> _What this task involves_: Transcribe the material from its first line onward, ending with the line that contains "(axtop) -- (axbot);" and adding nothing beyond it.
-.-.-
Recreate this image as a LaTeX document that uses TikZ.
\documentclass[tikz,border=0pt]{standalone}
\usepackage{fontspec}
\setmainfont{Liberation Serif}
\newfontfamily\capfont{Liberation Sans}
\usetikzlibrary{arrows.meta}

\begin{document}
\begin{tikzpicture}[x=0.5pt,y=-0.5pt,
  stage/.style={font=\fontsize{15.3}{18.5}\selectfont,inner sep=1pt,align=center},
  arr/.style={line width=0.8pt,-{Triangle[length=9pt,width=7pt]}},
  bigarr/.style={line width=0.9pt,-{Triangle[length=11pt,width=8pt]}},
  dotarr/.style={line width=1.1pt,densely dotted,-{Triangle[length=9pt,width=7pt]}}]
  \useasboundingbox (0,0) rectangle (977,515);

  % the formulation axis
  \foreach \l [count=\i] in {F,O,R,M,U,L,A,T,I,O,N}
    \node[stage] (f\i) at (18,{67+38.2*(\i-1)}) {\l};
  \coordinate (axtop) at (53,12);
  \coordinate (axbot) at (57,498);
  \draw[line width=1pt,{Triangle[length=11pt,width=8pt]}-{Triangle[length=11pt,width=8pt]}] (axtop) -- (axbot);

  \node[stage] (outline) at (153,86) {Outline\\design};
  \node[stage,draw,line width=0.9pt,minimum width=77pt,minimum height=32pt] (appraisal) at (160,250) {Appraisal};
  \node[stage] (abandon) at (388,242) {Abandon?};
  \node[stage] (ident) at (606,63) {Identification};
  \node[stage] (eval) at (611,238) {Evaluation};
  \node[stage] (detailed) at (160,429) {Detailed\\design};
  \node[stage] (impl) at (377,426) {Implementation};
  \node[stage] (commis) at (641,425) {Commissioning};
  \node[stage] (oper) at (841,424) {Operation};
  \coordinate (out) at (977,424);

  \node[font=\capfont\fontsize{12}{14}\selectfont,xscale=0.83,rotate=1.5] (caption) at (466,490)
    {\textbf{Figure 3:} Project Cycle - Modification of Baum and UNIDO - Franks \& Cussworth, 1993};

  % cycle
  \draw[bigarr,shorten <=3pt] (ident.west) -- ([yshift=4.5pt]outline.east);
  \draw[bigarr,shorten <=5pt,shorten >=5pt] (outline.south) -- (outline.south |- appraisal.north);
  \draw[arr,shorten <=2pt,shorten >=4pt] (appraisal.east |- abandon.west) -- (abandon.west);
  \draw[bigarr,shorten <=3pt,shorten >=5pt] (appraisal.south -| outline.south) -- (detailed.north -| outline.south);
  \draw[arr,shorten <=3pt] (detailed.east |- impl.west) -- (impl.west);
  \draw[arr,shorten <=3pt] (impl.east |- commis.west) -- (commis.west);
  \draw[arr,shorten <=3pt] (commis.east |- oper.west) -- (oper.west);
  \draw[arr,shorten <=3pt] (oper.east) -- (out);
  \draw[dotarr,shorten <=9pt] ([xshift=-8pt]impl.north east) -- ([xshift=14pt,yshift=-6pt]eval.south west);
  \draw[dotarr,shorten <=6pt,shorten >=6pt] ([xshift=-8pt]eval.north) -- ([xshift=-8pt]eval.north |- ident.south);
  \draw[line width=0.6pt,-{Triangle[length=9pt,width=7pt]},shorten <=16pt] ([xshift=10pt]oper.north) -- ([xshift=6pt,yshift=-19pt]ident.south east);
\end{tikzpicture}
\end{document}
-.-.-
> _Expected answer_:
Recreate this image as a LaTeX document that uses TikZ.
\documentclass[tikz,border=0pt]{standalone}
\usepackage{fontspec}
\setmainfont{Liberation Serif}
\newfontfamily\capfont{Liberation Sans}
\usetikzlibrary{arrows.meta}

\begin{document}
\begin{tikzpicture}[x=0.5pt,y=-0.5pt,
  stage/.style={font=\fontsize{15.3}{18.5}\selectfont,inner sep=1pt,align=center},
  arr/.style={line width=0.8pt,-{Triangle[length=9pt,width=7pt]}},
  bigarr/.style={line width=0.9pt,-{Triangle[length=11pt,width=8pt]}},
  dotarr/.style={line width=1.1pt,densely dotted,-{Triangle[length=9pt,width=7pt]}}]
  \useasboundingbox (0,0) rectangle (977,515);

  % the formulation axis
  \foreach \l [count=\i] in {F,O,R,M,U,L,A,T,I,O,N}
    \node[stage] (f\i) at (18,{67+38.2*(\i-1)}) {\l};
  \coordinate (axtop) at (53,12);
  \coordinate (axbot) at (57,498);
  \draw[line width=1pt,{Triangle[length=11pt,width=8pt]}-{Triangle[length=11pt,width=8pt]}] (axtop) -- (axbot);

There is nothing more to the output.